Imran Khan
By K Raveendran

The Pakistan Supreme Court has virtually shown the door to another prime minister.
The action of a five-member bench of Pakistan’s apex court to strike down the controversial decision of deputy speaker of the national assembly to reject the opposition’s no-trust motion against Imran Khan’s premiership shows yet again that the Pak judiciary can assert itself to be independent if it elects to do so at the most critical time.

There is nothing that makes a comparison of India and Pakistan tenable. Pakistan is by all means a rogue state and Imran Khan is eminently suited to be its chief executive. It is a different matter that his performance as premier is far removed from his track record as captain of the Pak cricket team, for which there was probably no better choice.
We as Indians do not credit Pakistan much as a country. Its credentials as a modern Nation work out to almost zero. But when it comes to the judiciary, the track record of Pakistan’s Supreme Court should make us somewhat envious. Despite all our strong credentials as the largest democracy of the world and other fancy attributes, some real and some alleged, we do not have a judiciary that is capable of delivering what the Pakistan supreme court has done consistently.

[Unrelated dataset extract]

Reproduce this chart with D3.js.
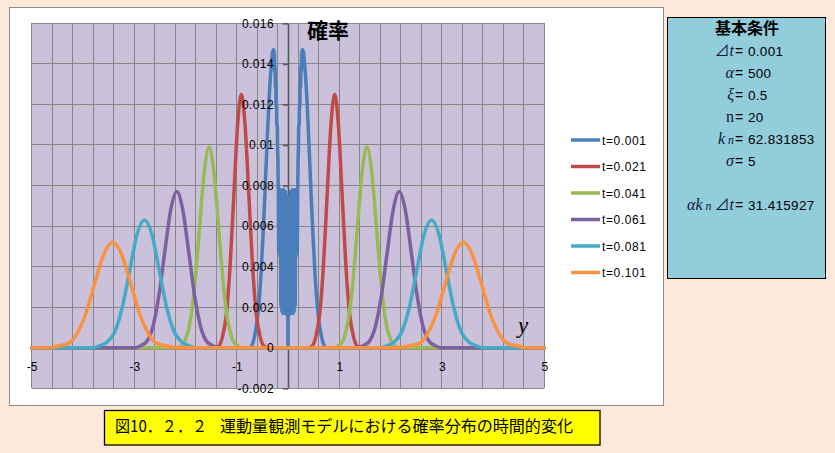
<!DOCTYPE html>
<html><head><meta charset="utf-8">
<script src="https://cdn.jsdelivr.net/npm/d3@7"></script>
<style>body{margin:0;background:#FDE9D9;} svg{display:block}</style>
</head><body><svg id="c" width="835" height="453"></svg>
<script>
// ---------- data ----------
const seriesNames = ["t=0.001","t=0.021","t=0.041","t=0.061","t=0.081","t=0.101"];
const xTicks = [-5,-3,-1,1,3,5];
const xTickLabels = ["-5","-3","-1","1","3","5"];
const yTicks = [-0.002,0,0.002,0.004,0.006,0.008,0.010,0.012,0.014,0.016];
const yTickLabels = ["-0.002","0","0.002","0.004","0.006","0.008","0.01","0.012","0.014","0.016"];

const t001 = [[-5,0],[-0.75,0],[-0.69,0.0002],[-0.65,0.0006],[-0.61,0.0012],[-0.57,0.0021],[-0.53,0.0035],[-0.49,0.0054],[-0.45,0.0076],[-0.41,0.0100],[-0.37,0.0122],[-0.33,0.0138],[-0.30,0.0146],[-0.28,0.0147],
 [-0.273,0.0140],[-0.266,0.0146],[-0.259,0.0136],[-0.252,0.0139],[-0.245,0.0128],[-0.238,0.0130],[-0.231,0.0118],[-0.224,0.0120],[-0.217,0.0109],[-0.21,0.0110],[-0.203,0.0098],[-0.196,0.0092],
 [-0.19,0.0078],[-0.18,0.0047],[-0.17,0.0077],[-0.16,0.0045],[-0.15,0.0078],[-0.14,0.0021],[-0.13,0.0076],[-0.12,0.0018],[-0.11,0.0077],[-0.10,0.0017],[-0.09,0.0078],[-0.08,0.0017],[-0.07,0.0076],[-0.06,0.0018],[-0.05,0.0077],[-0.04,0.0017],[-0.03,0.0075],[-0.02,0.0016],[-0.01,0.0074],
 [0,0.0001],
 [0.01,0.0074],[0.02,0.0016],[0.03,0.0075],[0.04,0.0017],[0.05,0.0077],[0.06,0.0018],[0.07,0.0076],[0.08,0.0017],[0.09,0.0078],[0.10,0.0017],[0.11,0.0077],[0.12,0.0018],[0.13,0.0076],[0.14,0.0021],[0.15,0.0078],[0.16,0.0045],[0.17,0.0077],[0.18,0.0047],[0.19,0.0078],
 [0.196,0.0092],[0.203,0.0098],[0.21,0.0110],[0.217,0.0109],[0.224,0.0120],[0.231,0.0118],[0.238,0.0130],[0.245,0.0128],[0.252,0.0139],[0.259,0.0136],[0.266,0.0146],[0.273,0.0140],
 [0.28,0.0147],[0.30,0.0146],[0.33,0.0138],[0.37,0.0122],[0.41,0.0100],[0.45,0.0076],[0.49,0.0054],[0.53,0.0035],[0.57,0.0021],[0.61,0.0012],[0.65,0.0006],[0.69,0.0002],[0.75,0],[5,0]];

const t021 = [[-5,0],[-1.42,0],[-1.345,0.0001],[-1.273,0.0006],[-1.20,0.0017],[-1.128,0.0041],[-1.055,0.0076],[-0.983,0.0110],[-0.91,0.0125],[-0.838,0.0110],[-0.765,0.0076],[-0.693,0.0041],[-0.62,0.0017],[-0.548,0.0006],[-0.475,0.0001],[-0.40,0],
 [0.40,0],[0.475,0.0001],[0.548,0.0006],[0.62,0.0017],[0.693,0.0041],[0.765,0.0076],[0.838,0.0110],[0.91,0.0125],[0.983,0.0110],[1.055,0.0076],[1.128,0.0041],[1.20,0.0017],[1.273,0.0006],[1.345,0.0001],[1.42,0],[5,0]];

const t041 = [[-5,0],[-2.184,0],[-2.092,0.0001],[-2.0,0.0004],[-1.908,0.0013],[-1.816,0.0032],[-1.724,0.0060],[-1.632,0.0087],[-1.54,0.0099],[-1.448,0.0087],[-1.356,0.0060],[-1.264,0.0032],[-1.172,0.0013],[-1.08,0.0004],[-0.988,0.0001],[-0.896,0],
 [0.896,0],[0.988,0.0001],[1.08,0.0004],[1.172,0.0013],[1.264,0.0032],[1.356,0.0060],[1.448,0.0087],[1.54,0.0099],[1.632,0.0087],[1.724,0.0060],[1.816,0.0032],[1.908,0.0013],[2.0,0.0004],[2.092,0.0001],[2.184,0],[5,0]];

const t061 = [[-5,0],[-2.993,0],[-2.875,0.0001],[-2.758,0.0003],[-2.64,0.0010],[-2.523,0.0025],[-2.405,0.0047],[-2.288,0.0068],[-2.17,0.0077],[-2.053,0.0068],[-1.935,0.0047],[-1.818,0.0025],[-1.70,0.0010],[-1.583,0.0003],[-1.465,0.0001],[-1.348,0],
 [1.348,0],[1.465,0.0001],[1.583,0.0003],[1.70,0.0010],[1.818,0.0025],[1.935,0.0047],[2.053,0.0068],[2.17,0.0077],[2.288,0.0068],[2.405,0.0047],[2.523,0.0025],[2.64,0.0010],[2.758,0.0003],[2.875,0.0001],[2.993,0],[5,0]];

const t081 = [[-5,0],[-3.808,0],[-3.664,0.0001],[-3.52,0.0003],[-3.376,0.0008],[-3.232,0.0020],[-3.088,0.0038],[-2.944,0.0056],[-2.80,0.0063],[-2.656,0.0056],[-2.512,0.0038],[-2.368,0.0020],[-2.224,0.0008],[-2.08,0.0003],[-1.936,0.0001],[-1.792,0],
 [1.792,0],[1.936,0.0001],[2.08,0.0003],[2.224,0.0008],[2.368,0.0020],[2.512,0.0038],[2.656,0.0056],[2.80,0.0063],[2.944,0.0056],[3.088,0.0038],[3.232,0.0020],[3.376,0.0008],[3.52,0.0003],[3.664,0.0001],[3.808,0],[5,0]];

const t101 = [[-5,0],[-4.638,0],[-4.464,0.0001],[-4.29,0.0002],[-4.116,0.0007],[-3.942,0.0017],[-3.768,0.0032],[-3.594,0.0046],[-3.42,0.0052],[-3.246,0.0046],[-3.072,0.0032],[-2.898,0.0017],[-2.724,0.0007],[-2.55,0.0002],[-2.376,0.0001],[-2.202,0],
 [2.202,0],[2.376,0.0001],[2.55,0.0002],[2.724,0.0007],[2.898,0.0017],[3.072,0.0032],[3.246,0.0046],[3.42,0.0052],[3.594,0.0046],[3.768,0.0032],[3.942,0.0017],[4.116,0.0007],[4.29,0.0002],[4.464,0.0001],[4.638,0],[5,0]];

const seriesData = [t001,t021,t041,t061,t081,t101];

const infoTitle = "基本条件";
const infoValues = ["0.001","500","0.5","20","62.831853","5","31.415927"];
const captionNo = "図10．２．２";
const captionText = "運動量観測モデルにおける確率分布の時間的変化";

// ---------- styles ----------
const colors = ["#4A7EBB","#BE4B48","#98B954","#7D60A0","#46AAC5","#F69240"];
const svg = d3.select("#c");
const sans = "'Liberation Sans', Arial, sans-serif";
const serif = "'Liberation Serif', 'Times New Roman', serif";
const cjk = "'Noto Sans CJK JP', sans-serif";

svg.append("rect").attr("width",835).attr("height",453).attr("fill","#FDE9D9");
svg.append("rect").attr("x",9.5).attr("y",7.5).attr("width",654).attr("height",398)
  .attr("fill","#fff").attr("stroke","#8c8c8c").attr("stroke-width",1);

const x = d3.scaleLinear().domain([-5,5]).range([31.7,544.3]);
const y = d3.scaleLinear().domain([-0.002,0.016]).range([388.3,23.3]);

// plot area
svg.append("rect").attr("x",x(-5)).attr("y",y(0.016)).attr("width",x(5)-x(-5)).attr("height",y(-0.002)-y(0.016))
  .attr("fill","#CCC1DA");
const grid = svg.append("g").attr("stroke","#878787").attr("stroke-width",1).attr("shape-rendering","crispEdges");
const vGrid = d3.range(0,26).map(k => -5 + 0.4*k);
grid.selectAll("line.v").data(vGrid).join("line").attr("class","v")
  .attr("x1",d=>x(d)).attr("x2",d=>x(d)).attr("y1",y(0.016)).attr("y2",y(-0.002));
grid.selectAll("line.h").data(yTicks).join("line").attr("class","h")
  .attr("y1",d=>y(d)).attr("y2",d=>y(d)).attr("x1",x(-5)).attr("x2",x(5));

// y axis (line + ticks) under series
const yAxisG = svg.append("g").attr("transform",`translate(${x(0)},0)`)
  .call(d3.axisLeft(y).tickValues(yTicks).tickSize(5).tickSizeOuter(0).tickFormat(""));
yAxisG.selectAll("path,line").attr("stroke","#595959").attr("stroke-width",1.6);

// x axis line
svg.append("line").attr("x1",x(-5)).attr("x2",x(5)).attr("y1",y(0)).attr("y2",y(0)).attr("stroke","#878787");

// series
const line = d3.line().x(d=>x(d[0])).y(d=>y(d[1])).curve(d3.curveMonotoneX);
svg.append("g").selectAll("path").data(seriesData).join("path")
  .attr("d",line).attr("fill","none").attr("stroke",(d,i)=>colors[i])
  .attr("stroke-width",3.5).attr("stroke-linejoin","round").attr("stroke-linecap","round");

// y labels on top
const yLab = svg.append("g").attr("transform",`translate(${x(0)},0)`)
  .call(d3.axisLeft(y).tickValues(yTicks).tickSize(0).tickPadding(14).tickFormat((d,i)=>yTickLabels[i]));
yLab.select(".domain").remove();
yLab.selectAll("text").attr("font-family",sans).attr("font-size",12).attr("fill","#000").attr("letter-spacing","0.4px");

// x labels
const xLab = svg.append("g").attr("transform",`translate(0,${y(0)})`)
  .call(d3.axisBottom(x).tickValues(xTicks).tickSize(0).tickPadding(15).tickFormat((d,i)=>xTickLabels[i]));
xLab.select(".domain").remove();
xLab.selectAll("text").attr("font-family",sans).attr("font-size",12).attr("fill","#000");

// title and y label
svg.append("text").attr("x",307).attr("y",37.5).attr("font-family",cjk).attr("font-weight","bold")
  .attr("font-size",21).text("確率");
svg.append("text").attr("x",518).attr("y",333).attr("font-family",serif).attr("font-style","italic")
  .attr("font-size",23).text("y");

// legend
const leg = svg.append("g");
seriesNames.forEach((n,i)=>{
  const ly = 140 + i*26.5;
  leg.append("line").attr("x1",571).attr("x2",600).attr("y1",ly).attr("y2",ly)
    .attr("stroke",colors[i]).attr("stroke-width",3.5);
  leg.append("text").attr("x",602).attr("y",ly+4.5).attr("font-family",sans).attr("font-size",12)
    .attr("letter-spacing","0.6px").text(n);
});

// info box
svg.append("rect").attr("x",667.5).attr("y",17.5).attr("width",158).attr("height",261)
  .attr("fill","#92CDDC").attr("stroke","#000").attr("stroke-width",1);
svg.append("text").attr("x",747).attr("y",34).attr("text-anchor","middle").attr("font-family",cjk)
  .attr("font-weight","bold").attr("font-size",16).text(infoTitle);

const symColor = "#14143c";
const infoLabels = [
  [{t:"⊿",f:cjk,s:15},{t:"t",f:serif,s:16,i:true}],
  [{t:"α",f:serif,s:16,i:true}],
  [{t:"ξ",f:serif,s:16,i:true}],
  [{t:"n",f:serif,s:16}],
  [{t:"k",f:serif,s:16,i:true},{t:" n",f:serif,s:12,i:true}],
  [{t:"σ",f:serif,s:16,i:true}],
  [{t:"α",f:serif,s:16,i:true},{t:"k",f:serif,s:16,i:true},{t:" n ",f:serif,s:12,i:true},{t:"⊿",f:cjk,s:15},{t:"t",f:serif,s:16,i:true}]
];
const infoY = [55.5,78,99.5,122,143.5,165.5,209.5];
infoLabels.forEach((parts,i)=>{
  const t = svg.append("text").attr("x",734).attr("y",infoY[i]).attr("text-anchor","end").attr("fill",symColor);
  parts.forEach(p=>{
    t.append("tspan").attr("font-family",p.f).attr("font-size",p.s)
      .attr("font-style",p.i?"italic":"normal").text(p.t);
  });
  svg.append("text").attr("x",735).attr("y",infoY[i]).attr("font-family",sans).attr("font-size",14).text("=");
  svg.append("text").attr("x",748).attr("y",infoY[i]).attr("font-family",sans).attr("font-size",13.5)
    .attr("letter-spacing","0.3px").text(infoValues[i]);
});

// caption
svg.append("rect").attr("x",104.5).attr("y",410.5).attr("width",495.5).attr("height",34.5)
  .attr("fill","#FFFF00").attr("stroke","#000").attr("stroke-width",1.3);
svg.append("text").attr("x",115).attr("y",432).attr("font-family",cjk).attr("font-size",16)
  .attr("textLength",92).attr("lengthAdjust","spacingAndGlyphs").text(captionNo);
svg.append("text").attr("x",220).attr("y",432).attr("font-family",cjk).attr("font-size",16)
  .attr("textLength",353).attr("lengthAdjust","spacingAndGlyphs").text(captionText);
</script></body></html>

Imran Khan joins a line-up of Pak premiers or rulers who have had to go due to decisive intervention by the courts. His predecessor Nawaz Sharif was forced out, paving the way for Imran Khan to take the mantle of leading the apology of a nation that Pakistan has always been.
Sharif’s unceremonious exit proceeded from the appearance of his name in the Panama Papers, which brought out his connection with a number of front companies that were floated to stash away illegitimate wealth. Sharif had told the court that he did not own any of those shell companies that were found to hold huge overseas assets on behalf of his children.
A Pakistan court even awarded the death sentence to president Pervez Musharaff for treason for his action in 2007 under which he suspended the Islamic country’s constitution and declared emergency to extend his rule, which he had captured through a military coup in 1999.
In another historical verdict in 2009, the Pak court had outlawed as unconstitutional an amnesty arrangement named the National Reconciliation Ordinance that prevented the persecution of the then president Asif Ali Zardari and other politicians for corruption.
Similarly, prime minister Yusuf Raza Gilani was forced out of office after the supreme court convicted him for contempt of court for failing to pursue a corruption case against president Zardari.
There is no comparable event in India’s judicial history and the closest case that can be cited to be of similar nature are the Allahabad High Court verdict in the election petition, upholding the charge of corrupt practices as alleged by Indira Gandhi’s rival candidate Raj Narain, leading to her unseating in parliament as well as the historical judgement by Justice VR Krishna Iyer, ‘partly’ upholding the verdict, which prompted the former prime minister to declare a national emergency, marking a dark phase in the history of independent India. It is an irony of history that Indira Gandhi was given a come-back term, thanks to the complete ineptitude that characterised the post-Emergency Janata government.
Unfortunately, Indians and all our institutions, including our courts, are more tolerant towards corruption and abuse of power. Tamil Nadu chief minister Jayalalithaa’s conviction for amassing disproportionate assets and the jail term for Lalu Prasad Yadav in the fodder scam are perhaps two rare cases in which the courts came down heavily against accumulation of illegal wealth.
But Jayalalithaa, who was accused of acquiring properties worth more than Rs 66.65 crore as well as jewellery, cash deposits, investments and a fleet of luxury cars, becoming the first chief minister to be convicted for misusing her office and was jailed, soon came back to power after a high court overturned the conviction.
Just as In Jayalalithaa’s case, corruption cases in India linger for almost a lifetime, making even conviction a mockery.
The Central Vigilance Commissioner has reported the pendency of hundreds of cases related to corruption, pending for over 25 years in 80 courts across the country. And even if conviction comes in these cases, the accused would already have lived a king-size life.